In this light, Peter Jackson’s compensation for King Kong was a relative bargain. Universal paid $20 million in fixed compensation to Jackson’s production company not only for his directing services, but also for the scriptwriting and producing services of his collaborators Fran Walsh and Philippa Boyens. (The Terminator 3 budget for script, producers, and directors exceeded $34.5 million.) And, making a sweet deal even sweeter, the New Zealand citizenship of Jackson and his team qualified Universal for a cash subsidy from the New Zealand government that could be as high as $20 million (and by itself could pay Jackson’s entire fixed compensation). In addition, once the fixed compensation is earned back, Jackson’s company also gets 20 percent of Universal’s adjusted gross receipts, which means it will get at least an additional $20 million from movie rentals (which now have passed $200 million worldwide) as well as a huge payoff from future DVDs and TV rights.
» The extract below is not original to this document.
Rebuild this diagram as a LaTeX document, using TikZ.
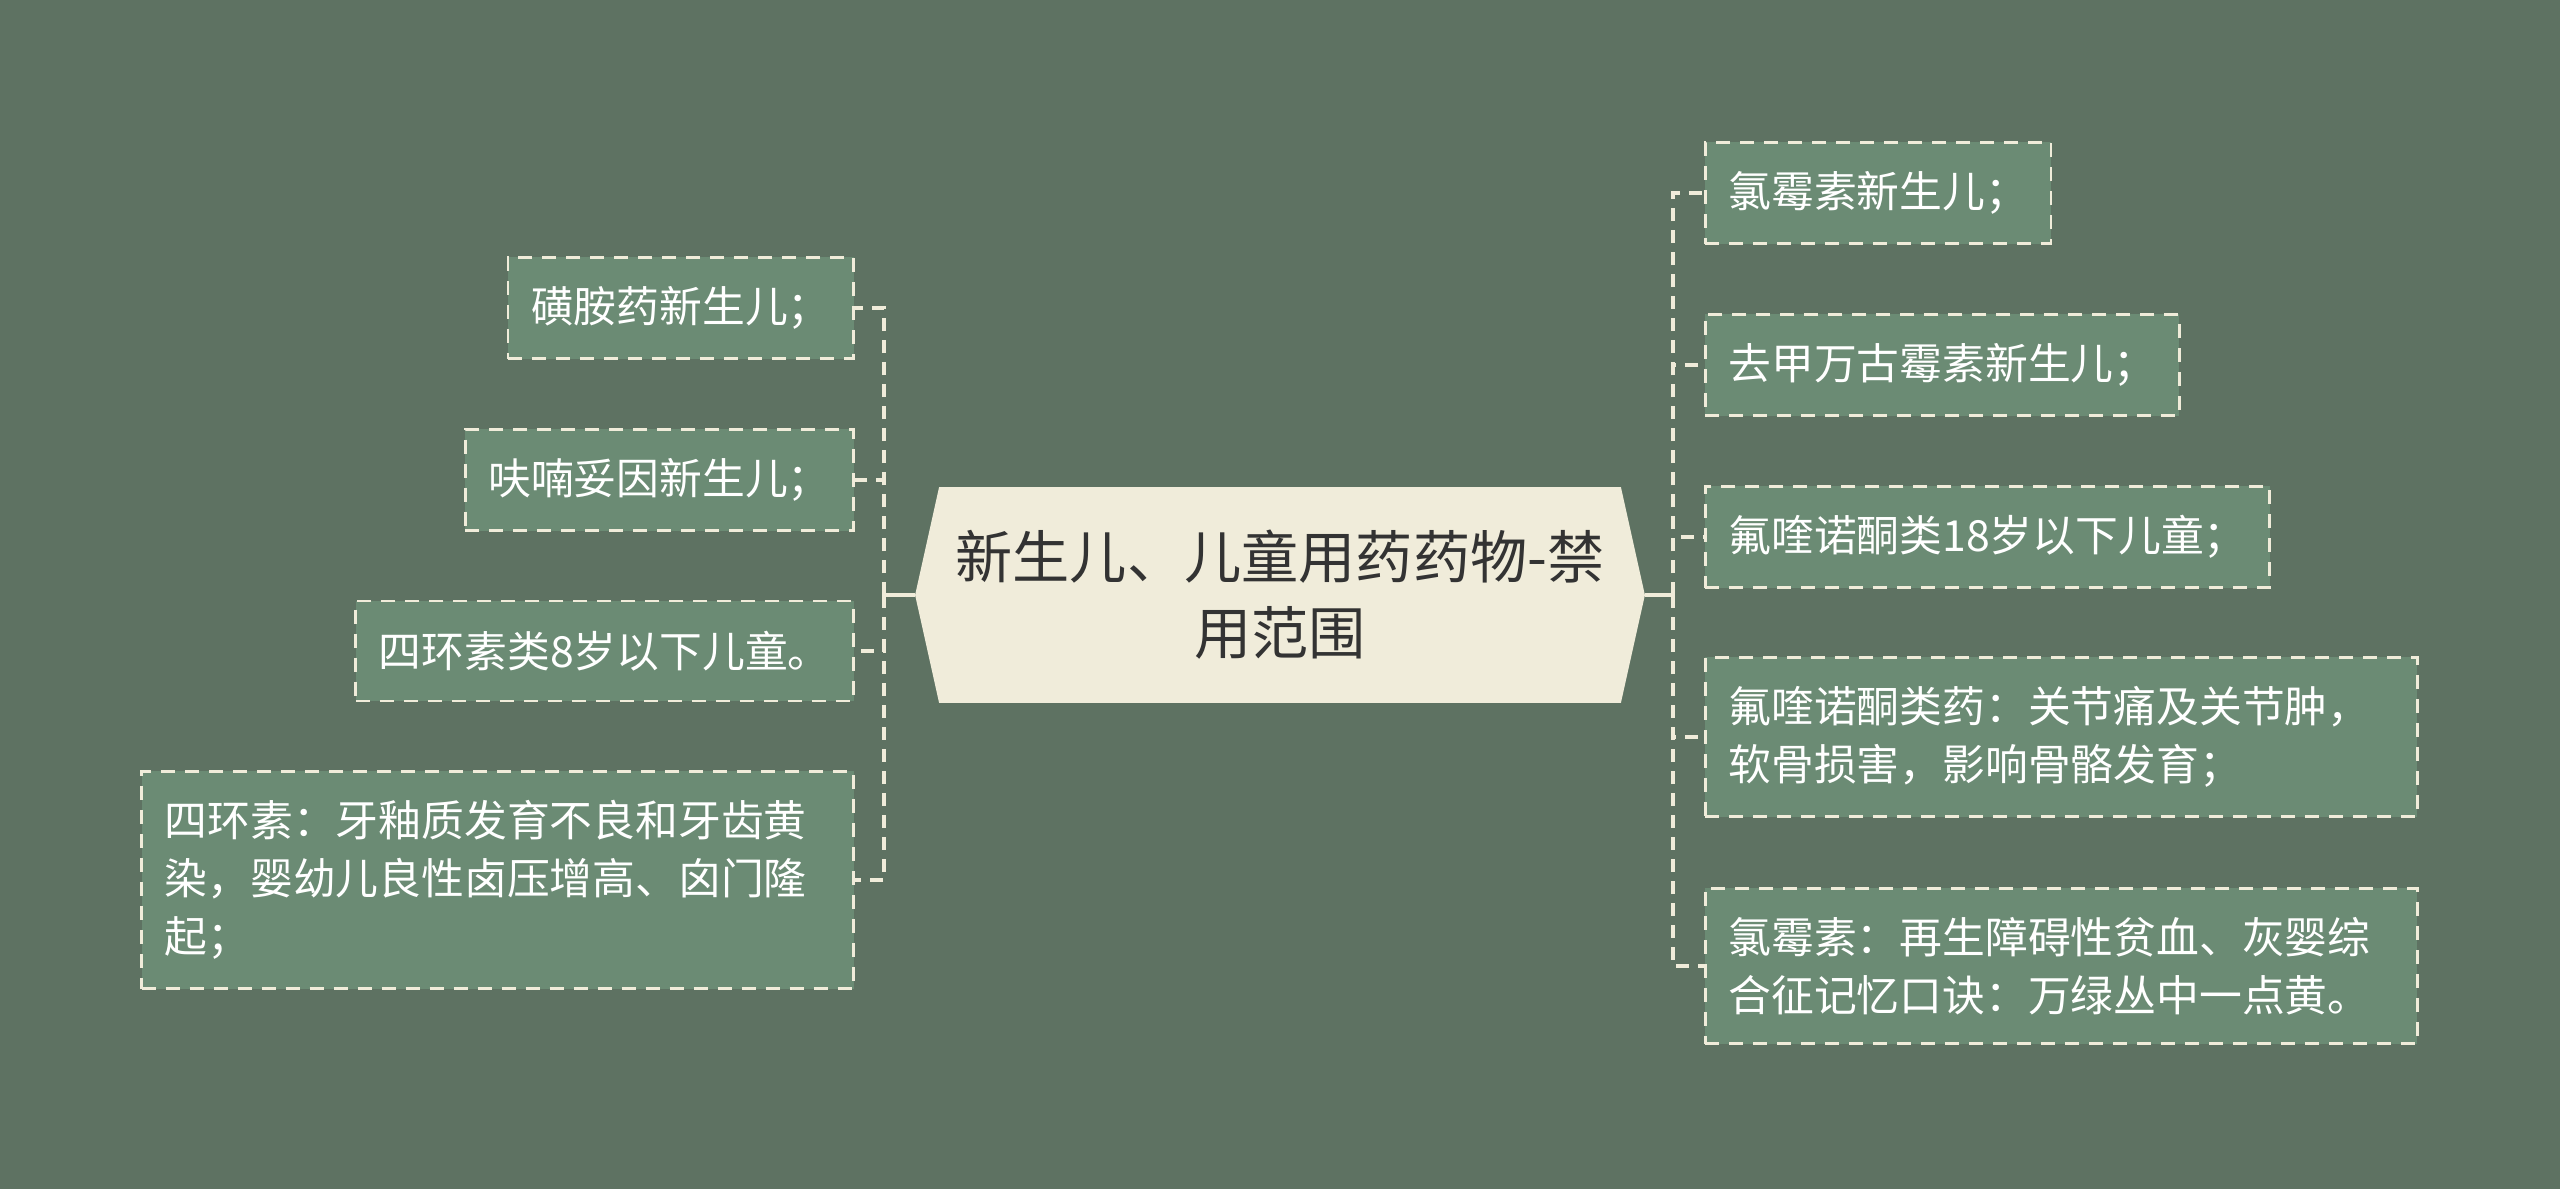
\documentclass[tikz,border=0pt]{standalone}
\usepackage{fontspec}
\newfontfamily\cjkfont{Noto Sans CJK SC}
\usetikzlibrary{backgrounds}
\definecolor{bgcol}{RGB}{94,114,98}
\definecolor{leafcol}{RGB}{107,139,116}
\definecolor{creamcol}{RGB}{240,236,218}
\definecolor{inkcol}{RGB}{51,51,51}

\begin{document}
\begin{tikzpicture}[x=0.5pt,y=-0.5pt]
\tikzstyle{every node}+=[inner sep=0pt, font=\cjkfont]
\tikzstyle{leaf}=[draw=creamcol, line width=1.4pt, dash pattern=on 7pt off 5pt, fill=leafcol, text=white, font=\cjkfont\fontsize{21.4pt}{29pt}\selectfont, inner xsep=11.5pt, inner ysep=14.5pt, minimum height=50pt]
\tikzstyle{longleaf}=[leaf, text width=333pt, align=left]
\tikzstyle{stem}=[draw=creamcol, line width=1.7pt]
\tikzstyle{link}=[draw=creamcol, line width=1.7pt, dash pattern=on 6.5pt off 4.5pt]
\useasboundingbox (0,0) rectangle (2560,1189);
\begin{scope}[on background layer]
\fill [bgcol] (0,0) rectangle (2560,1189);
\end{scope}
% centre
\node [text=inkcol, font=\cjkfont\fontsize{28.6pt}{38pt}\selectfont, align=center, minimum width=340.5pt, minimum height=107.5pt] (ctr) at (1280,595) {新生儿、儿童用药药物-禁\\用范围};
\begin{scope}[on background layer]
\fill [creamcol] ([xshift=-12pt]ctr.west) -- (ctr.north west) -- (ctr.north east) -- ([xshift=12pt]ctr.east) -- (ctr.south east) -- (ctr.south west) -- cycle;
\end{scope}
% left side
\node [leaf, anchor=east] (l1) at (855,308) {磺胺药新生儿；};
\node [leaf, anchor=east] (l2) at (855,480) {呋喃妥因新生儿；};
\node [leaf, anchor=east] (l3) at (855,651) {四环素类8岁以下儿童。};
\node [longleaf, anchor=east] (l4) at (855,880) {四环素：牙釉质发育不良和牙齿黄\\染，婴幼儿良性卤压增高、囟门隆\\起；};
% right side
\node [leaf, anchor=west] (r1) at (1704,193) {氯霉素新生儿；};
\node [leaf, anchor=west] (r2) at (1704,365) {去甲万古霉素新生儿；};
\node [leaf, anchor=west] (r3) at (1704,537) {氟喹诺酮类18岁以下儿童；};
\node [longleaf, anchor=west] (r4) at (1704,737) {氟喹诺酮类药：关节痛及关节肿，\\软骨损害，影响骨骼发育；};
\node [longleaf, anchor=west] (r5) at (1704,966) {氯霉素：再生障碍性贫血、灰婴综\\合征记忆口诀：万绿丛中一点黄。};
% links
\coordinate (ltip) at ([xshift=-12pt]ctr.west);
\coordinate (rtip) at ([xshift=12pt]ctr.east);
\draw [stem] (ltip) -- ++(-31,0) coordinate (ljoin);
\draw [stem] (rtip) -- ++(28,0) coordinate (rjoin);
\foreach \n in {l1,l2,l3,l4}
  \draw [link] (ljoin) |- (\n.east);
\foreach \n in {r1,r2,r3,r4,r5}
  \draw [link] (rjoin) |- (\n.west);
\end{tikzpicture}
\end{document}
Such deals are costly, but not crazy. The studios’ business nowadays is entirely driven by one or two huge franchises that serve as worldwide licensing platforms. And the most predictable producers of these windfalls, such as Steven Spielberg, George Lucas, Tom Cruise, Jerry Bruckheimer, and Peter Jackson, are all gross players represented by savvy lawyers and agents who know all the ropes of the movie business. To be sure, not all their projects turn out to be billion-dollar franchises, but they have little downside. Look at King Kong: The upside for Universal was a Midas-touch licensing franchise that would enrich the studio with billions in revenues for years to come. But even if that gamble fails and there are no ape sequels, the studio will lose little if any money on the movie itself—even with Jackson’s generous deal. In this big-stakes game, it makes great sense for the studios to recruit the best gross players, as long as the gross they give away is not really the gross.